How Wireless Alarms Work

If you’ve been thinking about alarm systems, you definitely love your properties. You want your home protected from burglars and get alarmed in case of fires. You probably have expensive items and valuable files in your office and wouldn’t want anyone messing with them. Wireless alarms have got you covered.

How do they work?

Alarm systems are of different types. A fire system works slightly different from a burglar-alert system. But at the center of all systems is a similar concept that involves sensors, radio-frequency signals or high-voltage hardwires. When a voice is heard or the heat in the room exceeds a certain temperature, you are alerted immediately. Most alarm systems come with some or all of the following:

  • An alarm or siren
  • Motion sensors
  • Door and window sensors
  • Stickers and yard signs to warn strangers
  • A control panel-remote controlled
  • CCTV Camera systems

The motion sensors are placed outside doors or on the window panes where strangers typically enter through. They can also be placed outside the gate or around a perimeter fence. The sensors communicate with the control panel when motions are detected. The panel then triggers a high-decibel siren or alarm.

Some alarm systems alert the homeowner instead of triggering a siren. When a stranger or fire is detected, you get an instant message alongside a screenshot of the stranger. Each of the main parts of an alarm system does a lot more work though.

The Control Panel

The control panel is the brain of the whole system. It activates and inactivates the security systems, communicates with the sensors and sends alerts to you. Of course, the panel can only do what it’s programmed to do. But most of them serve as the center of the alarm system.

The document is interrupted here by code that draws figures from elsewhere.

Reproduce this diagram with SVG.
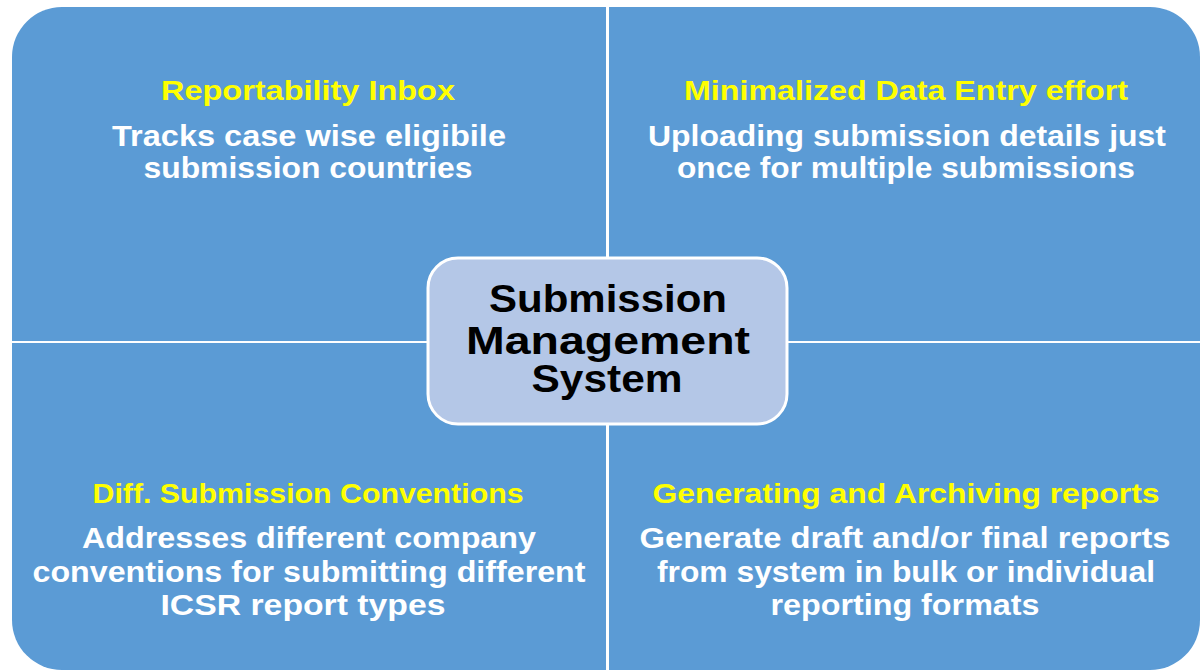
<svg xmlns="http://www.w3.org/2000/svg" width="1201" height="672" viewBox="0 0 1201 672">
<style>
.q{fill:#5B9BD5}
.h{font-family:"Liberation Sans",Arial,sans-serif;font-weight:bold;font-size:28px;fill:#FFFF00;text-anchor:middle}
.b{font-family:"Liberation Sans",Arial,sans-serif;font-weight:bold;font-size:29px;fill:#FFFFFF;text-anchor:middle}
.c{font-family:"Liberation Sans",Arial,sans-serif;font-weight:bold;font-size:38px;fill:#000000;text-anchor:middle}
</style>
<rect width="1201" height="672" fill="#FFFFFF"/>
<g id="q-top-left">
<path class="q" d="M12,341 V57 A50,50 0 0 1 62,7 H606 V341 Z"/>
<text class="h" x="308" y="100" textLength="294" lengthAdjust="spacingAndGlyphs">Reportability Inbox</text>
<text class="b" x="309" y="146" textLength="394" lengthAdjust="spacingAndGlyphs">Tracks case wise eligibile</text>
<text class="b" x="308" y="178" textLength="329" lengthAdjust="spacingAndGlyphs">submission countries</text>
</g>
<g id="q-top-right">
<path class="q" d="M609,7 H1150 A50,50 0 0 1 1200,57 V341 H609 Z"/>
<text class="h" x="906" y="100" textLength="444" lengthAdjust="spacingAndGlyphs">Minimalized Data Entry effort</text>
<text class="b" x="907" y="146" textLength="518" lengthAdjust="spacingAndGlyphs">Uploading submission details just</text>
<text class="b" x="906" y="178" textLength="458" lengthAdjust="spacingAndGlyphs">once for multiple submissions</text>
</g>
<g id="q-bottom-left">
<path class="q" d="M12,343 H606 V670 H62 A50,50 0 0 1 12,620 Z"/>
<text class="h" x="308" y="503" textLength="431" lengthAdjust="spacingAndGlyphs">Diff. Submission Conventions</text>
<text class="b" x="309" y="548" textLength="454" lengthAdjust="spacingAndGlyphs">Addresses different company</text>
<text class="b" x="309" y="582" textLength="553" lengthAdjust="spacingAndGlyphs">conventions for submitting different</text>
<text class="b" x="303" y="615" textLength="285" lengthAdjust="spacingAndGlyphs">ICSR report types</text>
</g>
<g id="q-bottom-right">
<path class="q" d="M609,343 H1200 V620 A50,50 0 0 1 1150,670 H609 Z"/>
<text class="h" x="906" y="503" textLength="507" lengthAdjust="spacingAndGlyphs">Generating and Archiving reports</text>
<text class="b" x="905" y="548" textLength="531" lengthAdjust="spacingAndGlyphs">Generate draft and/or final reports</text>
<text class="b" x="906" y="582" textLength="498" lengthAdjust="spacingAndGlyphs">from system in bulk or individual</text>
<text class="b" x="905" y="615" textLength="269" lengthAdjust="spacingAndGlyphs">reporting formats</text>
</g>
<g id="center">
<rect x="428" y="258" width="359" height="166" rx="30" ry="30" fill="#B4C7E7" stroke="#FFFFFF" stroke-width="3"/>
<text class="c" x="608" y="312" textLength="238" lengthAdjust="spacingAndGlyphs">Submission</text>
<text class="c" x="608" y="354" textLength="284" lengthAdjust="spacingAndGlyphs">Management</text>
<text class="c" x="607" y="392" textLength="151" lengthAdjust="spacingAndGlyphs">System</text>
</g>
<g id="connectors"></g>
</svg>
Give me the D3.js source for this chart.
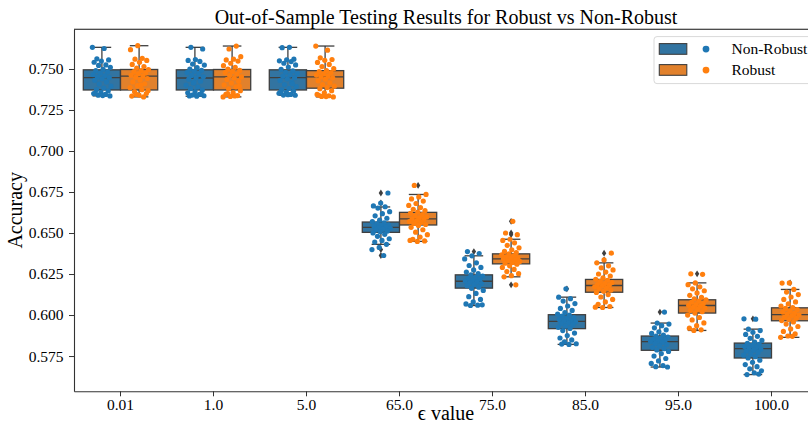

Most control panels feature a touchpad or a button-controlled pad for easy interaction. You must enter a security code to get access to the system. If anyone enters the wrong code repeatedly, you are alerted or it prompts the siren to sound. Some systems work based on voice commands or can be activated through your cell phone.

Motion Sensors

Motion sensors work in a variety of ways. An active motion system uses ultrasonic sound waves to detect a person walking. The sensors then send a signal to the control panel that activates a system. These kinds of sensors are also common with garage doors where they detect someone approaching and opens up the doors.

Passive motion sensors use infrared motion detection techniques to sense when an animal or human being approaches. Photosensors use laser beams or other techniques to detect when someone approaches.

There are a lot of places you can set the sensors. The doors and windows are the most common areas. When someone pushes the door open, the sensor triggers a signal to the control panel. The sensors often act as part of a circuit

Surveillance Cameras

Some alarm systems are configured to include surveillance cameras for the corners your motion sensors may not reach. You can also install the cameras in entryways so that you get images of the strangers trespassing into your property unannounced.

With some alert systems, surveillance cameras aren’t included as part of the deal. Fortunately, you can easily configure any alarm systems with your personal surveillance cameras.

High Decibel Alarm

A good security alarm should loud enough for all your neighbors to hear. That way, anyone in your home should be alerted when the siren goes off. If you have good neighbors, they can also hear the siren and have a look at your home.

The best wireless alarm systems have sirens with 100+ decibels. Some are less noisy but compensate for it with text alert systems. When the alarm goes off, everyone around your property can hear the noise. And at the same time, you get notified about it.

Warning Stickers

Before you have an alarm go off, you want to alert anyone approaching your house to keep off. Yard signs also prevent burglars because they notify them that your home is secured. Anyone who decides to break in after seeing the signs already know there will be consequences.

Benefits of Securing your Home with Alarm Systems

Protects your Valuables

The biggest benefit of securing your home is that you have your valuables protected. Your furniture, hard to find jewelry, artwork, and electronics are secured in case of a home invasion. Some alarm systems alert professional security companies. If burglars invade your home after the alarm goes off, they are alerted to safeguard your home.

Reduces Crime Rates

Those yard signs you are instructed to install on your windows not only deter wannabe criminals. But they also help reduce crime in the long run. At least one study has confirmed crime goes down in neighborhoods where people have wireless alarm systems installed.

Can be Accessed Remotely

When you go on vacation, you don’t have to keep worrying about your home could be invaded. With a good alarm system, you have access to everything happening your home on your tablet. You can get images of your living room and see if anyone has tried burglarizing.

You can Forego Insurance

Having a security system in your home can lower your home insurance by up to 20%. Insurance companies understand your house is less likely to be burglarized when you have alarm systems. Without security, the companies interpret your home is a target of criminals and hence you pay more.

Alerts you In case of Fire

You probably would want to know if something as perilous as fire attacks your home. A good alarm system can alert you when that happens. You can also have the alarm notify authorities when smoke is detected. That way, the right people get to your home first and fight the fire before it causes a lot of damages.

To Conclude

Wireless alarm systems are an inexpensive addition to your home that could be life-saving. By using motion sensors and control panels, you get alerted when strangers break into your home. If the systems have surveillance cameras, you can monitor your home. But even without cameras, the alarms prevent home invasions and help you reduce insurance payments.